In mid-August, the BLM announced its intent to ban rock climbing in the popular recreation area along the Snake River west of American Falls, called Cedar Fields. The BLM voiced concerns that climbing is adversely impacting cultural resources on the cliffs, which are protected under the National Register of Historic Places.
John Thompson, director of information for the Idaho Farm Bureau, said cattle graze in the area and could also be deemed a risk to the cultural resources.
"We're going to submit a public comment because we have concerns about picking any specific user group out of the mix. You never know. Next time it might be us," Thompson said. "We've been out there with them, and they're not hurting anything."

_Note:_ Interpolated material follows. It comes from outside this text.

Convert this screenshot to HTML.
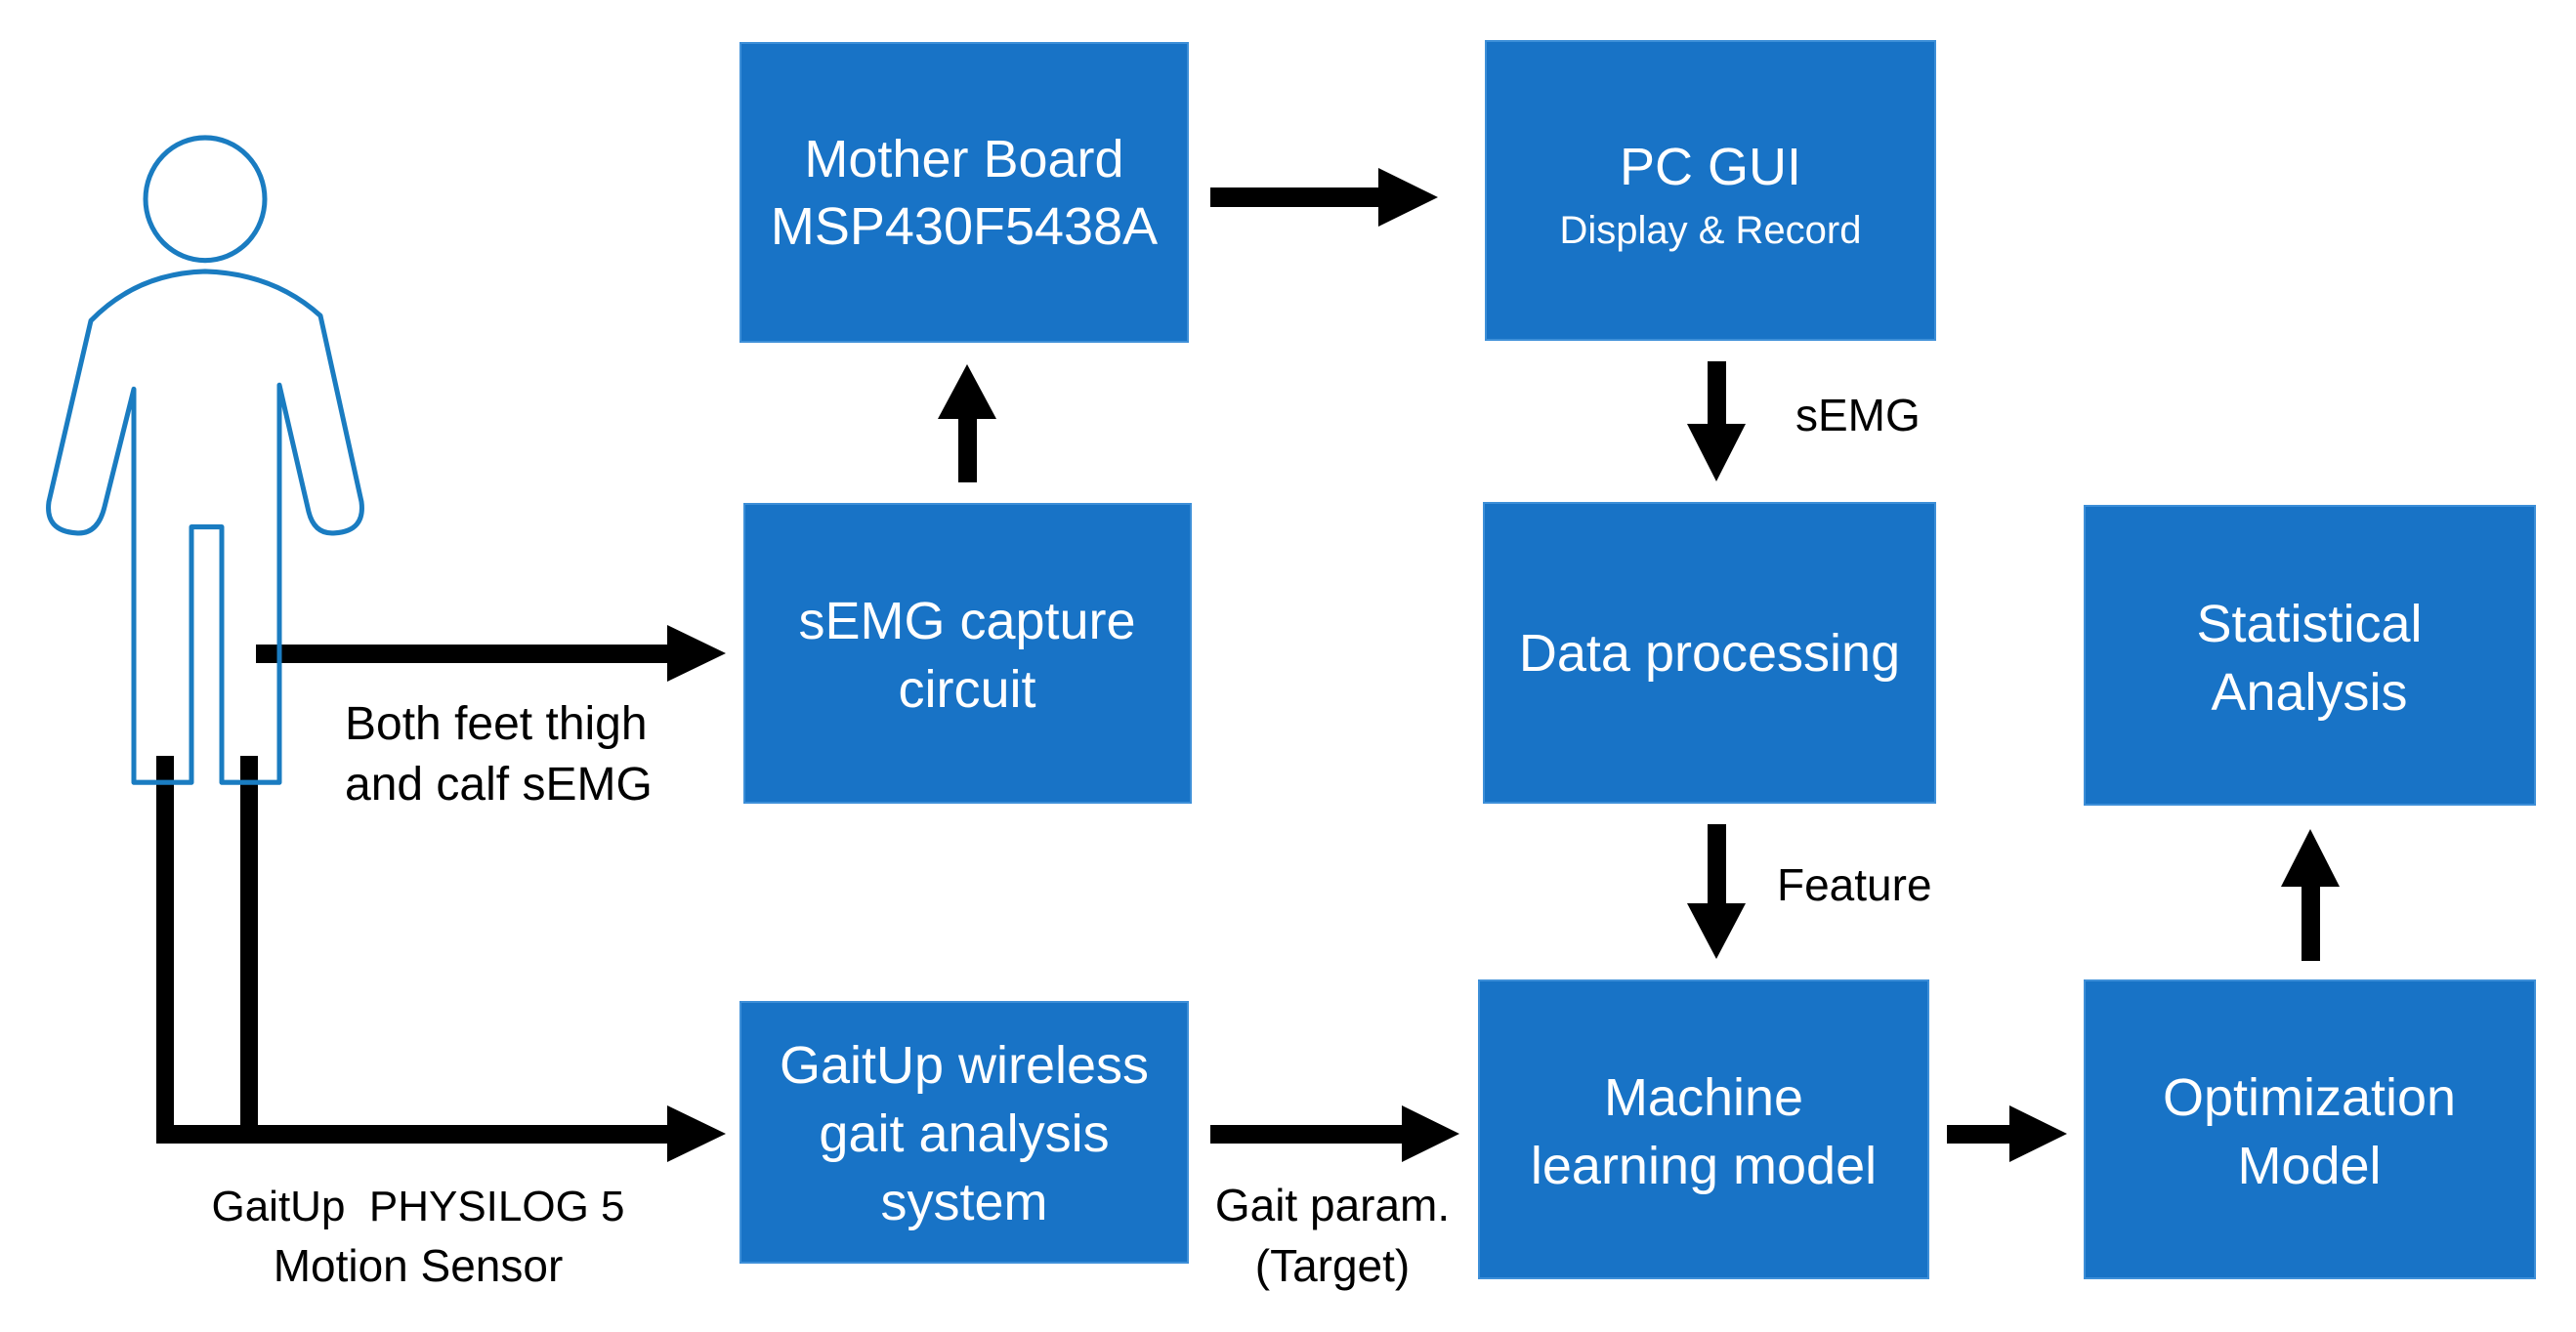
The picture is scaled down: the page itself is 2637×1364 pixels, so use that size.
<!DOCTYPE html>
<html><head><meta charset="utf-8"><style>
html,body{margin:0;padding:0;background:#fff;}
svg{display:block;}
text{font-family:"Liberation Sans",sans-serif;}
.bt{fill:#fff;font-size:54px;text-anchor:middle;}
.lb{fill:#000;font-size:46px;}
</style></head><body>
<svg width="2637" height="1364" viewBox="0 0 2637 1364" xmlns="http://www.w3.org/2000/svg">
<g fill="#1873c6" stroke="#3d8fd8" stroke-width="2">
<rect x="758" y="44" width="458" height="306"/>
<rect x="1521" y="42" width="460" height="306"/>
<rect x="762" y="516" width="457" height="306"/>
<rect x="1519" y="515" width="462" height="307"/>
<rect x="2134" y="518" width="461" height="306"/>
<rect x="758" y="1026" width="458" height="267"/>
<rect x="1514" y="1004" width="460" height="305"/>
<rect x="2134" y="1004" width="461" height="305"/>
</g>
<text class="bt" x="987" y="181">Mother Board</text>
<text class="bt" x="987" y="250">MSP430F5438A</text>
<text class="bt" x="1751" y="189">PC GUI</text>
<text class="bt" x="1751" y="249" style="font-size:40px">Display &amp; Record</text>
<text class="bt" x="990" y="654">sEMG capture</text>
<text class="bt" x="990" y="724">circuit</text>
<text class="bt" x="1750" y="687">Data processing</text>
<text class="bt" x="2364" y="657">Statistical</text>
<text class="bt" x="2364" y="727">Analysis</text>
<text class="bt" x="987" y="1109">GaitUp wireless</text>
<text class="bt" x="987" y="1179">gait analysis</text>
<text class="bt" x="987" y="1249">system</text>
<text class="bt" x="1744" y="1142">Machine</text>
<text class="bt" x="1744" y="1212">learning model</text>
<text class="bt" x="2364" y="1142">Optimization</text>
<text class="bt" x="2364" y="1212">Model</text>

<g fill="#000">
<rect x="1239" y="192" width="175" height="20"/>
<polygon points="1411,172 1472,202 1411,232"/>
<rect x="981" y="425" width="19" height="69"/>
<polygon points="960,429 990,373 1020,429"/>
<rect x="1748" y="370" width="19" height="68"/>
<polygon points="1727,434 1757,493 1787,434"/>
<rect x="1748" y="844" width="19" height="85"/>
<polygon points="1727,925 1757,982 1787,925"/>
<rect x="262" y="660" width="424" height="19"/>
<polygon points="683,640 743,669 683,698"/>
<rect x="160" y="774" width="18" height="396"/>
<rect x="246" y="774" width="18" height="396"/>
<rect x="160" y="1152" width="526" height="19"/>
<polygon points="683,1132 743,1161 683,1190"/>
<rect x="1239" y="1152" width="199" height="19"/>
<polygon points="1435,1132 1494,1161 1435,1190"/>
<rect x="1993" y="1152" width="67" height="19"/>
<polygon points="2057,1132 2116,1161 2057,1190"/>
<rect x="2356" y="904" width="19" height="80"/>
<polygon points="2335,908 2365,849 2395,908"/>
</g>

<text class="lb" x="1838" y="441">sEMG</text>
<text class="lb" x="1819" y="922">Feature</text>
<text class="lb" x="353" y="757" style="font-size:48px">Both feet thigh</text>
<text class="lb" x="353" y="819" style="font-size:48px">and calf sEMG</text>
<text class="lb" x="428" y="1250" text-anchor="middle" xml:space="preserve" style="font-size:44px">GaitUp  PHYSILOG 5</text>
<text class="lb" x="428" y="1312" text-anchor="middle">Motion Sensor</text>
<text class="lb" x="1364" y="1250" text-anchor="middle">Gait param.</text>
<text class="lb" x="1364" y="1312" text-anchor="middle">(Target)</text>

<g fill="none" stroke="#1a7cc1" stroke-width="5" stroke-linejoin="round" transform="translate(0,4) scale(1,1.03)">
<circle cx="210" cy="194" r="61"/>
<path d="M137,774 L137,383 L107,500 Q100,528 78,526 Q46,524 50,495 L93,315 Q140,268 210,266 Q280,268 328,310 L370,495 Q374,524 343,526 Q322,528 316,505 L286,379 L286,774 L227,774 L227,520 L196,520 L196,774 Z"/>
</g>
</svg>
</body></html>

Heather Tiel-Nelson, BLM spokeswoman for the Twin Falls district, said the cultural resources, most of which are located by the bases of the cliffs, were assessed in the mid-1990s.
"Cedar Fields is known to have been seasonally occupied for 12,000 years. The cliff areas were heavily used for shelter," she said.
A reassessment conducted in August found degradation to a number of the resources, Tiel-Nelson said. She said in some cases, climbers have trampled vegetation, resulting in exposure and weathering of the artifacts.
Public meetings are scheduled on the issue, each lasting from 5-7 p.m., on Sept. 26 at Pocatello City Hall, Sept. 28 at the Best Western Hotel in Burley and Oct. 12 in American Falls at the Power County Historical Museum building.
Tiel-Nelson said the discussions will focus on climbing, camping and trail building on the land.
She said the impacts of cattle could potentially come up when the Cedar Fields grazing permit is up for renewal, but "we're not seeing any impacts from livestock on those archaeological sites."
Farm Bureau members Lisa Safford and Troy Neu, who are both Pocatello business owners, brought the issue to Thompson's attention.
In Neu's opinion, youths throwing parties involving target shooting and trash piles comprise the only user group posing a problem at the site. He's found that climbers are always quick to pick up litter.
"To me it's just a natural step in the process to say, 'Gosh, we've got to limit cattle also.' It's public land for crying out loud, and that's my main concern, that it remains public land," Neu said.
Safford has sought allies among horseback riders, off-road vehicle enthusiasts and ranchers to support the climbers. The area that would be closed to climbing includes 16 walls and 162 routes with prime access, she said.
"I approached Farm Bureau Federation because I think it's only a matter of time that agricultural uses also get targeted for elimination," Safford said. "There are cattle that graze there. As far as I can tell, there's no problem there, and as far as I can tell, there's no problem with climbers there either."